Ingress is a little confusing. Assuming I have 4/4mbps bandwidth available. I shape my traffic to 4mbps so there are no drops. Voice is prioritized and non-priority traffic is policed. Everything is perfect on the egress side.
But what can I do on the ingress side to ensure all the bandwidth is not used for http? I can just police http, right? But what if someone tries to download using some other protocol and use all the available bandwidth?

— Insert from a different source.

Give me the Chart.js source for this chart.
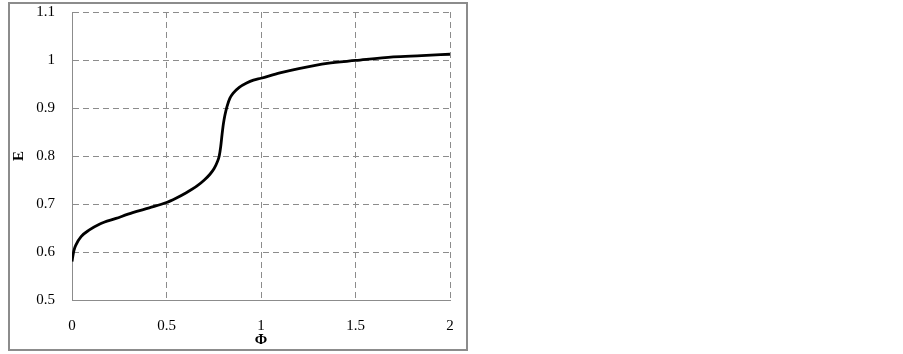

I can't shape or do prioritization for ingress traffic.
Assuming my priority traffic comes from 1.2.3.4 and 4.5.6.7 and I want to reserve the 3mb bandwidth for it, is the following the best way:
class-map priority_traffic
match access-group name priority
policy-map input
class priority_traffic
class class-default
police cir 1000000
conform-action transmit
exceed-action drop
ip access-list extended priorty
permit ip host 1.2.3.4 any
permit ip host 4.5.6.7 any
06-04-2017 05:23 PM
Typically, you mark ingress, then you police the marked traffic on the egress interface.
so you would not need to police/shape traffic on your ingress interface.
PLease rate if usefull
06-05-2017 04:34 AM
When possible, the best QoS for ingress is the "other side's" egress.
When that's not possible, you can do things like police ingress, as you mention, but your "mileage may vary" as to how effective it is for your QoS needs.
I found you often must police at a (even much) higher rate to obtain the bandwidth guarantee you're looking to obtain for some of your traffic.
BTW, depending on the kind of ingress traffic, you might also be able to shape control flow egress traffic, like shaping egress TCP ACKs to help regulate ingress TCP flow rates.
There are also 3rd party appliances that can do more, like spoofing a receiver's TCP RWIN to regulate a TCP sender's transmission rate.